> _TASK BRIEF_
Omit all pictures. Copy the rest of the material exactly.

> _GIVEN DATA_

------

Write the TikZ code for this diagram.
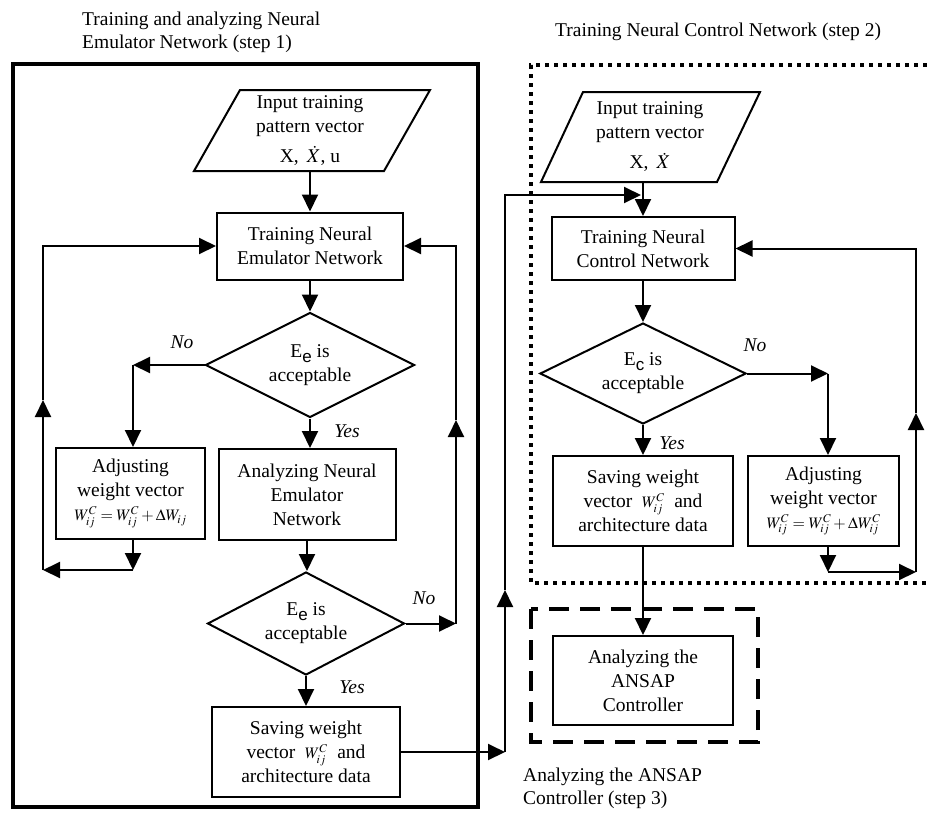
\documentclass[tikz,border=0pt]{standalone}
\usepackage{mathptmx}
\usepackage{fontspec}
\setmainfont{Liberation Serif}
\newfontfamily\sansf{Liberation Sans}
\usetikzlibrary{arrows.meta,shapes.geometric}
\newcommand\lowsub[1]{\raisebox{-5pt}{\sansf\fontsize{17}{17}\selectfont #1}}
\newcommand\fml{\fontsize{16}{20}\selectfont}
\begin{document}
\begin{tikzpicture}[x=1pt,y=-1pt,
  every node/.style={font=\fontsize{19.5}{24}\selectfont},
  blk/.style={draw, line width=2pt, align=center, inner sep=0pt},
  dia/.style={draw, diamond, line width=2pt, align=center, inner sep=0pt, aspect=2},
  txt/.style={inner sep=0pt, align=center},
  lbl/.style={inner sep=0pt, font=\itshape\fontsize{19.5}{24}\selectfont},
  ttl/.style={inner sep=0pt, align=left, font=\fontsize{19.5}{23}\selectfont},
  conn/.style={line width=2pt},
  arr/.style={line width=2pt, -{Triangle[length=17pt,width=16pt]}},
]
\useasboundingbox (0,0) rectangle (927,812);

% frames
\draw[line width=3.5pt] (13,64) rectangle (478,807);
\draw[line width=4pt, dash pattern=on 4pt off 5pt] (927,65) -- (531,65) -- (531,583) -- (927,583);
\draw[line width=4.5pt, dash pattern=on 20pt off 11pt] (531,609) rectangle (758,742);

% titles
\node[ttl, anchor=north west] (title1) at (82,12) {Training and analyzing Neural\\Emulator Network (step 1)};
\node[inner sep=0pt, anchor=base west] (title2) at (555,36) {Training Neural Control Network (step 2)};
\node[ttl, anchor=north west] (title3) at (523,768) {Analyzing the ANSAP\\Controller (step 3)};

% left column
\draw[line width=2pt] (194,171) -- (240,90) -- (430,90) -- (384,171) -- cycle;
\node[txt, minimum height=81pt, minimum width=150pt] (p1) at (310,130.5) {Input training\\pattern vector\\[6pt]X, \,$\dot{X}$, u};
\node[blk, minimum width=186pt, minimum height=67pt] (tne) at (310,246) {Training Neural\\Emulator Network};
\node[dia, minimum width=209pt, minimum height=105pt] (d1) at (310,365) {E\lowsub{e} is\\acceptable};
\node[blk, minimum width=149pt, minimum height=91pt] (adj1) at (130.5,493.5) {Adjusting\\weight vector\\{\fml$W_{ij}^{C}=W_{ij}^{C}+\Delta W_{ij}$}};
\node[blk, minimum width=177pt, minimum height=91pt] (ane) at (307,494.5) {Analyzing Neural\\Emulator\\Network};
\node[dia, minimum width=197pt, minimum height=103pt] (d2) at (306,623.5) {E\lowsub{e} is\\acceptable};
\node[blk, minimum width=188pt, minimum height=90pt] (sav1) at (306,752) {Saving weight\\vector \ {\fml$W_{ij}^{C}$} \ and\\architecture data};

% right column
\draw[line width=2pt] (541,182) -- (583,92) -- (760,92) -- (717,182) -- cycle;
\node[txt, minimum height=90pt, minimum width=150pt] (p2) at (650,137) {Input training\\pattern vector\\[6pt]X, \,$\dot{X}$};
\coordinate (p2b) at (643,182);
\node[blk, minimum width=183pt, minimum height=63pt] (tnc) at (643,248.5) {Training Neural\\Control Network};
\node[dia, minimum width=206pt, minimum height=101pt] (dc) at (643,373.5) {E\lowsub{c} is\\acceptable};
\node[blk, minimum width=180pt, minimum height=90pt] (sav2) at (643,501) {Saving weight\\vector \ {\fml$W_{ij}^{C}$} \ and\\architecture data};
\node[blk, minimum width=151pt, minimum height=90pt] (adj2) at (823.5,501) {Adjusting\\weight vector\\{\fml$W_{ij}^{C}=W_{ij}^{C}+\Delta W_{ij}^{C}$}};
\node[blk, minimum width=180pt, minimum height=89pt] (ansap) at (643,680.5) {Analyzing the\\ANSAP\\Controller};

% labels
\node[lbl] (no1) at (182,342) {No};
\node[lbl] (yes1) at (347,431) {Yes};
\node[lbl] (no2) at (424,598) {No};
\node[lbl] (yes2) at (352,687) {Yes};
\node[lbl] (no3) at (755,345) {No};
\node[lbl] (yes3) at (672,443) {Yes};

% left connectors
\draw[arr] (p1.south) -- (tne.north);
\draw[arr] (tne.south) -- (d1.north);
\coordinate (l1) at (133,365);
\draw[arr] (d1.west) -- (l1);
\draw[arr] (l1) -- (l1 |- adj1.north);
\draw[arr] (d1.south) -- (d1.south |- ane.north);
\coordinate (l2) at (133,570);
\coordinate (l3) at (43,570);
\coordinate (l4) at (43,400);
\draw[arr] (adj1.south -| l1) -- (l2);
\draw[arr] (l2) -- (l3);
\draw[arr] (l3) -- (l4);
\draw[arr] (l4) |- (tne.west);
\draw[arr] (ane.south) -- (ane.south |- d2.north);
\coordinate (r1) at (456,623.5);
\coordinate (r2) at (456,420);
\draw[arr] (d2.east) -- (r1);
\draw[arr] (r1) -- (r2);
\draw[arr] (r2) |- (tne.east);
\draw[arr] (d2.south) -- (sav1.north);

% cross link
\coordinate (x1) at (505,752);
\coordinate (x2) at (505,590);
\coordinate (x3) at (641,195);
\draw[arr] (sav1.east) -- (x1);
\draw[arr] (x1) -- (x2);
\draw[arr] (x2) |- (x3);

% right connectors
\draw[arr] (p2b) -- (tnc.north);
\draw[arr] (tnc.south) -- (dc.north);
\coordinate (c1) at (828,373.5);
\draw[arr] (dc.east) -- (c1);
\draw[arr] (c1) -- (c1 |- adj2.north);
\draw[arr] (dc.south) -- (sav2.north);
\coordinate (c2) at (828,572);
\coordinate (c3) at (916,572);
\coordinate (c4) at (916,413);
\draw[arr] (adj2.south -| c1) -- (c2);
\draw[arr] (c2) -- (c3);
\draw[arr] (c3) -- (c4);
\draw[arr] (c4) |- (tnc.east);
\draw[arr] (sav2.south) -- (ansap.north);
\end{tikzpicture}
\end{document}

------

> _SOLUTION TO THE EXERCISE_
Write the TikZ code for this diagram.
\documentclass[tikz,border=0pt]{standalone}
\usepackage{mathptmx}
\usepackage{fontspec}
\setmainfont{Liberation Serif}
\newfontfamily\sansf{Liberation Sans}
\usetikzlibrary{arrows.meta,shapes.geometric}
\newcommand\lowsub[1]{\raisebox{-5pt}{\sansf\fontsize{17}{17}\selectfont #1}}
\newcommand\fml{\fontsize{16}{20}\selectfont}
\begin{document}
\begin{tikzpicture}[x=1pt,y=-1pt,
  every node/.style={font=\fontsize{19.5}{24}\selectfont},
  blk/.style={draw, line width=2pt, align=center, inner sep=0pt},
  dia/.style={draw, diamond, line width=2pt, align=center, inner sep=0pt, aspect=2},
  txt/.style={inner sep=0pt, align=center},
  lbl/.style={inner sep=0pt, font=\itshape\fontsize{19.5}{24}\selectfont},
  ttl/.style={inner sep=0pt, align=left, font=\fontsize{19.5}{23}\selectfont},
  conn/.style={line width=2pt},
  arr/.style={line width=2pt, -{Triangle[length=17pt,width=16pt]}},
]
\useasboundingbox (0,0) rectangle (927,812);

% frames
\draw[line width=3.5pt] (13,64) rectangle (478,807);
\draw[line width=4pt, dash pattern=on 4pt off 5pt] (927,65) -- (531,65) -- (531,583) -- (927,583);
\draw[line width=4.5pt, dash pattern=on 20pt off 11pt] (531,609) rectangle (758,742);

% titles
\node[ttl, anchor=north west] (title1) at (82,12) {Training and analyzing Neural\\Emulator Network (step 1)};
\node[inner sep=0pt, anchor=base west] (title2) at (555,36) {Training Neural Control Network (step 2)};
\node[ttl, anchor=north west] (title3) at (523,768) {Analyzing the ANSAP\\Controller (step 3)};

% left column
\draw[line width=2pt] (194,171) -- (240,90) -- (430,90) -- (384,171) -- cycle;
\node[txt, minimum height=81pt, minimum width=150pt] (p1) at (310,130.5) {Input training\\pattern vector\\[6pt]X, \,$\dot{X}$, u};
\node[blk, minimum width=186pt, minimum height=67pt] (tne) at (310,246) {Training Neural\\Emulator Network};
\node[dia, minimum width=209pt, minimum height=105pt] (d1) at (310,365) {E\lowsub{e} is\\acceptable};
\node[blk, minimum width=149pt, minimum height=91pt] (adj1) at (130.5,493.5) {Adjusting\\weight vector\\{\fml$W_{ij}^{C}=W_{ij}^{C}+\Delta W_{ij}$}};
\node[blk, minimum width=177pt, minimum height=91pt] (ane) at (307,494.5) {Analyzing Neural\\Emulator\\Network};
\node[dia, minimum width=197pt, minimum height=103pt] (d2) at (306,623.5) {E\lowsub{e} is\\acceptable};
\node[blk, minimum width=188pt, minimum height=90pt] (sav1) at (306,752) {Saving weight\\vector \ {\fml$W_{ij}^{C}$} \ and\\architecture data};

% right column
\draw[line width=2pt] (541,182) -- (583,92) -- (760,92) -- (717,182) -- cycle;
\node[txt, minimum height=90pt, minimum width=150pt] (p2) at (650,137) {Input training\\pattern vector\\[6pt]X, \,$\dot{X}$};
\coordinate (p2b) at (643,182);
\node[blk, minimum width=183pt, minimum height=63pt] (tnc) at (643,248.5) {Training Neural\\Control Network};
\node[dia, minimum width=206pt, minimum height=101pt] (dc) at (643,373.5) {E\lowsub{c} is\\acceptable};
\node[blk, minimum width=180pt, minimum height=90pt] (sav2) at (643,501) {Saving weight\\vector \ {\fml$W_{ij}^{C}$} \ and\\architecture data};
\node[blk, minimum width=151pt, minimum height=90pt] (adj2) at (823.5,501) {Adjusting\\weight vector\\{\fml$W_{ij}^{C}=W_{ij}^{C}+\Delta W_{ij}^{C}$}};
\node[blk, minimum width=180pt, minimum height=89pt] (ansap) at (643,680.5) {Analyzing the\\ANSAP\\Controller};

% labels
\node[lbl] (no1) at (182,342) {No};
\node[lbl] (yes1) at (347,431) {Yes};
\node[lbl] (no2) at (424,598) {No};
\node[lbl] (yes2) at (352,687) {Yes};
\node[lbl] (no3) at (755,345) {No};
\node[lbl] (yes3) at (672,443) {Yes};

% left connectors
\draw[arr] (p1.south) -- (tne.north);
\draw[arr] (tne.south) -- (d1.north);
\coordinate (l1) at (133,365);
\draw[arr] (d1.west) -- (l1);
\draw[arr] (l1) -- (l1 |- adj1.north);
\draw[arr] (d1.south) -- (d1.south |- ane.north);
\coordinate (l2) at (133,570);
\coordinate (l3) at (43,570);
\coordinate (l4) at (43,400);
\draw[arr] (adj1.south -| l1) -- (l2);
\draw[arr] (l2) -- (l3);
\draw[arr] (l3) -- (l4);
\draw[arr] (l4) |- (tne.west);
\draw[arr] (ane.south) -- (ane.south |- d2.north);
\coordinate (r1) at (456,623.5);
\coordinate (r2) at (456,420);
\draw[arr] (d2.east) -- (r1);
\draw[arr] (r1) -- (r2);
\draw[arr] (r2) |- (tne.east);
\draw[arr] (d2.south) -- (sav1.north);

% cross link
\coordinate (x1) at (505,752);
\coordinate (x2) at (505,590);
\coordinate (x3) at (641,195);
\draw[arr] (sav1.east) -- (x1);
\draw[arr] (x1) -- (x2);
\draw[arr] (x2) |- (x3);

% right connectors
\draw[arr] (p2b) -- (tnc.north);
\draw[arr] (tnc.south) -- (dc.north);
\coordinate (c1) at (828,373.5);
\draw[arr] (dc.east) -- (c1);
\draw[arr] (c1) -- (c1 |- adj2.north);
\draw[arr] (dc.south) -- (sav2.north);
\coordinate (c2) at (828,572);
\coordinate (c3) at (916,572);
\coordinate (c4) at (916,413);
\draw[arr] (adj2.south -| c1) -- (c2);
\draw[arr] (c2) -- (c3);
\draw[arr] (c3) -- (c4);
\draw[arr] (c4) |- (tnc.east);
\draw[arr] (sav2.south) -- (ansap.north);
\end{tikzpicture}
\end{document}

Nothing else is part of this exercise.